Begin
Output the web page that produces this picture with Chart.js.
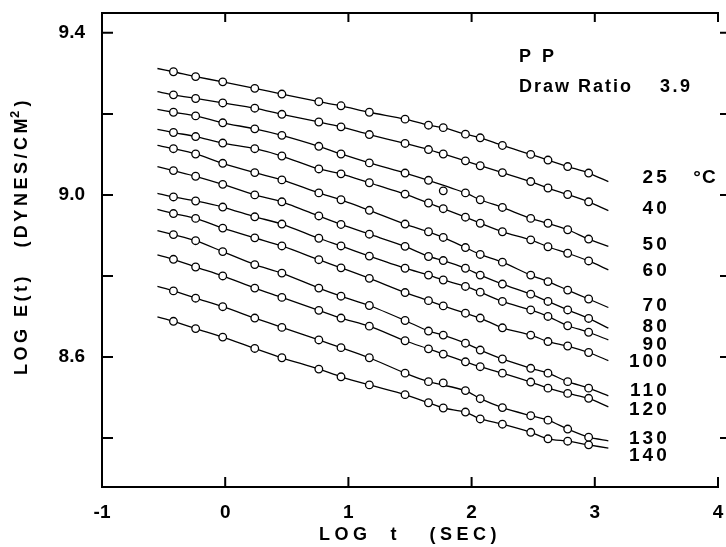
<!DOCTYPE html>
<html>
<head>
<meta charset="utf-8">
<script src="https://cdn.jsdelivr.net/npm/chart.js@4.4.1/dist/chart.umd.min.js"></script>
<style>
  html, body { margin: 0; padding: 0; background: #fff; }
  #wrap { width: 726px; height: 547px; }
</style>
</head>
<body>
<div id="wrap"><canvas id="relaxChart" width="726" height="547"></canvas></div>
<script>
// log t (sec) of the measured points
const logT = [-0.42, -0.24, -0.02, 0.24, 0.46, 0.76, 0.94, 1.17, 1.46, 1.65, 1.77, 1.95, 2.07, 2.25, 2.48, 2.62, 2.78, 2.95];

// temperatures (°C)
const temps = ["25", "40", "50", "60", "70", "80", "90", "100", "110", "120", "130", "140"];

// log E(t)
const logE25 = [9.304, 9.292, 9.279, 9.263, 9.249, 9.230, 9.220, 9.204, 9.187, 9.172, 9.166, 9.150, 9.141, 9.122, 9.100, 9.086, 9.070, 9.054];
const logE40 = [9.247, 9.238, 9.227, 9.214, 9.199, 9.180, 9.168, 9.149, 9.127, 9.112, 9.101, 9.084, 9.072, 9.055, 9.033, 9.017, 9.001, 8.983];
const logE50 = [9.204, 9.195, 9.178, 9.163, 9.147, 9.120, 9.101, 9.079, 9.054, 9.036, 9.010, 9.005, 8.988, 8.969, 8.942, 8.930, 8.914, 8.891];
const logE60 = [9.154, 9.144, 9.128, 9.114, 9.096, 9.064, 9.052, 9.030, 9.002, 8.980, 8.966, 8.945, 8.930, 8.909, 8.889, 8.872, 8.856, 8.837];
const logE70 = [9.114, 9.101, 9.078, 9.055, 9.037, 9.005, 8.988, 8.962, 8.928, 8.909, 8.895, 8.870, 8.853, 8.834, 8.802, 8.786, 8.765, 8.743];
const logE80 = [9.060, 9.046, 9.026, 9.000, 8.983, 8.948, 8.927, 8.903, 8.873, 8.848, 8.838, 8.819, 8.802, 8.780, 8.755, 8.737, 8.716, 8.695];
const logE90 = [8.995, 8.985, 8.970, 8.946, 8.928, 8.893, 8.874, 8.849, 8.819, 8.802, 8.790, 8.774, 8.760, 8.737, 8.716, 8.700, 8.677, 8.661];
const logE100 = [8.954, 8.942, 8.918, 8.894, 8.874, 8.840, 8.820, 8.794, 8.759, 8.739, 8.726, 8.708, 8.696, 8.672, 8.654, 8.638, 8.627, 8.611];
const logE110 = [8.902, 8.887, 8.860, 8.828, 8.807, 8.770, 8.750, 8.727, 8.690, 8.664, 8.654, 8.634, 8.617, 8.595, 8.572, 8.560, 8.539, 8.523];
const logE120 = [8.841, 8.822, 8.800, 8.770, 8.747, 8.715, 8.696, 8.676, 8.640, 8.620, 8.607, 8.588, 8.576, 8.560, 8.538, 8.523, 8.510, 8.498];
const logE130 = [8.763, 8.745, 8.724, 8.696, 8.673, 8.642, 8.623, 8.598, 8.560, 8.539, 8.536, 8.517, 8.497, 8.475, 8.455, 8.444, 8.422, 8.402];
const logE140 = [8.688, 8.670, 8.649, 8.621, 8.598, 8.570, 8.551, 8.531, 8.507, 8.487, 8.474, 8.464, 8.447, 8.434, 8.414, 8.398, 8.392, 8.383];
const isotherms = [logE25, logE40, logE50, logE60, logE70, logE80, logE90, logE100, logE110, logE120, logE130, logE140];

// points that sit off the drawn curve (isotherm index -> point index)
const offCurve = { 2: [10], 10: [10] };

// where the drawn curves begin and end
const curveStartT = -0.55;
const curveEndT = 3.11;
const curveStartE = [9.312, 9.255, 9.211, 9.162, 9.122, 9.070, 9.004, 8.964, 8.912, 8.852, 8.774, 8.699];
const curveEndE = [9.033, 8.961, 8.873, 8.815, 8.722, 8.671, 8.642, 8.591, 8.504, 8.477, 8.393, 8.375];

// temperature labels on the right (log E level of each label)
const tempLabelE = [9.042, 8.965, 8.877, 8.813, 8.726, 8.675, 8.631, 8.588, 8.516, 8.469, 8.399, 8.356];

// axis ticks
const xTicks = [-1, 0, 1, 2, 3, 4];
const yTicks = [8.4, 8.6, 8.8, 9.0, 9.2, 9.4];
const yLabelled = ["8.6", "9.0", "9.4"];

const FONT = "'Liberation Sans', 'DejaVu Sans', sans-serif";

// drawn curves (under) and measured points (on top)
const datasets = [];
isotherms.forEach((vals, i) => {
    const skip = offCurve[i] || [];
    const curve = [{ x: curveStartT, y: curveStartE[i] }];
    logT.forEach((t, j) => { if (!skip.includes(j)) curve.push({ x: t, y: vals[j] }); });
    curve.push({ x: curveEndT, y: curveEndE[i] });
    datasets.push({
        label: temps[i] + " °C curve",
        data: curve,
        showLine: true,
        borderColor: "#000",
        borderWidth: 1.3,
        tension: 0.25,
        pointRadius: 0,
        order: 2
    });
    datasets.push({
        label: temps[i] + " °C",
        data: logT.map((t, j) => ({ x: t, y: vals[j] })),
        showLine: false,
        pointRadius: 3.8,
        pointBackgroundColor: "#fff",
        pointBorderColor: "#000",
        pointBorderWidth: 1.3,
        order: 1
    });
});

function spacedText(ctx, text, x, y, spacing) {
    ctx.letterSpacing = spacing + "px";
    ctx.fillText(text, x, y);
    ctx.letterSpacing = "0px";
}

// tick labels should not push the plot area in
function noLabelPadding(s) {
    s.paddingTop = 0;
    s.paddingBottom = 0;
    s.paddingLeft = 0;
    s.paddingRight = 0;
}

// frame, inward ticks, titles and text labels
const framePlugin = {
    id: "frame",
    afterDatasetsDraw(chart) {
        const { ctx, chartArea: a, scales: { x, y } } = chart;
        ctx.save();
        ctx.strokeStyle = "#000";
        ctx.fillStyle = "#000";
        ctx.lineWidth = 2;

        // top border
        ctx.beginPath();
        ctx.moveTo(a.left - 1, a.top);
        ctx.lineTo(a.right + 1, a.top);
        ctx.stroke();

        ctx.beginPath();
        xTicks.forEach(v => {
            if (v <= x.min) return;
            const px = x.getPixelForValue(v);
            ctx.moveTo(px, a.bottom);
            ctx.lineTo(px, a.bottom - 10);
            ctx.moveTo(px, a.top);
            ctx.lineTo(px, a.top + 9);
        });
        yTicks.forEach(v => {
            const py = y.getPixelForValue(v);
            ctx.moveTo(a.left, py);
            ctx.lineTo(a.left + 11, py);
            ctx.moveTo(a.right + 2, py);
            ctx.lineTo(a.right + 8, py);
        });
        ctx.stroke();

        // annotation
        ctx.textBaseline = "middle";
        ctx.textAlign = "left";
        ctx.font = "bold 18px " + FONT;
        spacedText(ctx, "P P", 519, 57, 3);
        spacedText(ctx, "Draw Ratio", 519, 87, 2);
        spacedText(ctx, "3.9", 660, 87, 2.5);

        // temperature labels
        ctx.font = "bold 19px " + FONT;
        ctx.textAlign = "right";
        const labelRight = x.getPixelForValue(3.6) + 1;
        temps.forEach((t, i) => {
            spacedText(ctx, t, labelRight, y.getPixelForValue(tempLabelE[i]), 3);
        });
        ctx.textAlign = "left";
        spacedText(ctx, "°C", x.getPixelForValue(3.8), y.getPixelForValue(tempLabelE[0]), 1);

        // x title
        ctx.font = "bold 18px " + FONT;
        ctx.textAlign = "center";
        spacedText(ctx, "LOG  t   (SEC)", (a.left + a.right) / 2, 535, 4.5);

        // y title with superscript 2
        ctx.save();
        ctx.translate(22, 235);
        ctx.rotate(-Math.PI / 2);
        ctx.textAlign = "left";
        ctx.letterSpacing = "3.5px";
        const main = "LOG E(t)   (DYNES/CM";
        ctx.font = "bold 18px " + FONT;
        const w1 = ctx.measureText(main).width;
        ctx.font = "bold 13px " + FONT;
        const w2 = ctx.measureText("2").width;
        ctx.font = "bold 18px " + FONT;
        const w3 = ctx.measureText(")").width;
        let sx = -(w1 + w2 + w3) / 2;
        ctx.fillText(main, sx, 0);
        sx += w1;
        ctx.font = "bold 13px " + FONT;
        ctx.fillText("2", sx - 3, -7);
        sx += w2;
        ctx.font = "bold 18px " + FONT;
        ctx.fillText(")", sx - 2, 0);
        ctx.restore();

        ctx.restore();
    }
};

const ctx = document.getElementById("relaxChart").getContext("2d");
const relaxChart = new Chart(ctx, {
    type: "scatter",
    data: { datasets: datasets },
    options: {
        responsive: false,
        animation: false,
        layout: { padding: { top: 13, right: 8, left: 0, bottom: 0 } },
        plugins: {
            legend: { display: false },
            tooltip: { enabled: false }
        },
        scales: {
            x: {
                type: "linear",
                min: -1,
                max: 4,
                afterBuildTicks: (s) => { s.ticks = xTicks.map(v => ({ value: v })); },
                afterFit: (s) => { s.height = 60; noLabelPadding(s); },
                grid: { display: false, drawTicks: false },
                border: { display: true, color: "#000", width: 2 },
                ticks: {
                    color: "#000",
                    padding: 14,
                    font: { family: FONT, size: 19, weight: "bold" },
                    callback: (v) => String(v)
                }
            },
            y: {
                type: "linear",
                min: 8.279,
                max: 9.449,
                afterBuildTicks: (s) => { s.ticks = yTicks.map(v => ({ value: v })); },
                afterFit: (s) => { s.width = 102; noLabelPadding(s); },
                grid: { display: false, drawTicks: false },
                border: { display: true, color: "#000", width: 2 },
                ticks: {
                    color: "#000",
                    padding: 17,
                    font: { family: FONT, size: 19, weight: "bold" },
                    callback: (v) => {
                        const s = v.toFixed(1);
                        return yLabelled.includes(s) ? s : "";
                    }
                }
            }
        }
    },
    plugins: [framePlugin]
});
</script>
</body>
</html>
End
What you have to do
Gather every line from the listing above in which the word "that" appears.

The answer
Output the web page that produces this picture with Chart.js.
// points that sit off the drawn curve (isotherm index -> point index)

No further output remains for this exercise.